Los tres primeros puntos fueron relativamente fáciles. El mismo nos confirmaba día a día de su existencia: mordisqueó paquetes de leche, abrió un boquete en uno de harina y siguió dejando sus restos en los lugares más insospechados.
Confirmada su invasión procedimos a localizarlo. Cerramos todas las puertas. Sospechamos que su lugar predilecto era la despensa. Allí podría pasar años engordando a costa nuestra. Cati misma confirmó su localización. Daba ligeros golpecitos a una maleta y el superratón le respondía con un ras, ras.
Nos impusimos la obligación de mantener todas las puertas del pasillo del semisótano cerradas. Así dejábamos aislado al foráneo.
Como somos civilizados planeamos su eliminación con un veneno que evita la agonía. Pusimos sobrecitos en sitios que nos parecieron apropiados, pero...
Aquí viene el por qué de la fama de super. Nuestro enemigo pasaba olímpicamente del maravilloso veneno. Prefería seguir abriendo paquetes de leche, macarrones, harina..., hasta paks de vino. Creemos que para celebrar sus risas a nuestra costa. En cierta ocasión, al golpear Cati las maletas, me pareció oír una risita de cachondeo, en vez del ras, ras acostumbrado.
A grandes males, grandes remedios. Sacamos de la despensa absolutamente todo menos las botellas y botes de cristal y los cacharros de aluminio. Ni cartón, ni plástico, ni cuero, ni, por supuesto comida.
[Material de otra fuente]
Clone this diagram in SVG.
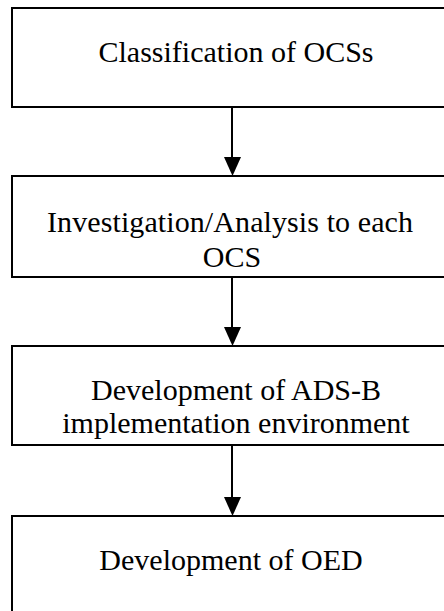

Como comestible, sólo veneno.
Al tercer día fuimos con la intención de retirarlo tras encontrarlo ya envenenado. Pero... ¡estaba el tío repanchingado en un colador de aluminio!. Cuando aparecimos saltó de un brinco y se escondió debajo de la estantería por la que cabe justo una plancha de cartón. ¡Se había comido las etiquetas de las botellas de champán!
¡Se acabó la paciencia! ¡Mi fama de defensor del territorio estaba bajo mínimos! ¡Mi prurito de mamífero macho, hecho unos zorros! ¡Tenía que desafiar al intruso en feroz batalla!
Fui a Internet y me enteré de las
prácticas de caza. No me servía ni el ojeo porque no
sabía dónde camuflarme, ni el acecho porque podría
pasara varios días esperándolo inútilmente, ni el rececho
porque era un ratón invisible. Así que me decidí por la
batida.
Tomé en mis manos una escoba de esparto y mi esposa se encargó de batir el territorio con una hoja de cartón que pasaba por debajo de la estantería. En un momento dado dio un grito:
- ¡Ahí está.
Sacudí un escobazo a un rabo de ratón que salía por detrás de la estantería. Del golpe, saltaron todos los botes de cristal con un escandaloso ruido. El rabo se escondió y se hizo el silencio.
Siguió la batida. Otro grito de Cati:
- ¡Ahí, ahí.
Allí me tenéis dando escobazos a diestro y siniestro, siempre en el suelo, sin atinar, mientras el ratón iba y venía como un relámpago, volviéndose a esconder en su refugio. Cesó el ruido de cristales rebotando en las estanterías y volvió el silencio sepulcral. La tensión se mascaba en el ambiente. Cazador y presa tenían todas las alertas conectadas.
Volvió a meter Cati el cartón bajo la estantería recorriéndola toda de derecha a izquierda.
- ¡Ahí, ahí, ahí, ahí!, gritaba mientras me señalaba con el dedo un bólido gris, casi invisible, que saltaba de un sitio a otro.
La escoba caía contundente como una ametralladora dando en el suelo o en las estanterías haciendo saltar los tarros y botellas con el ruido característico del cristal al chocar con las baldas metálicas. Un golpe certero dejó como borracho al superratón que recibió seguidamente su sarta final de escobazos.
La tensión ambiental se relajó. El territorio estaba libre de intrusos. Misión cumplida.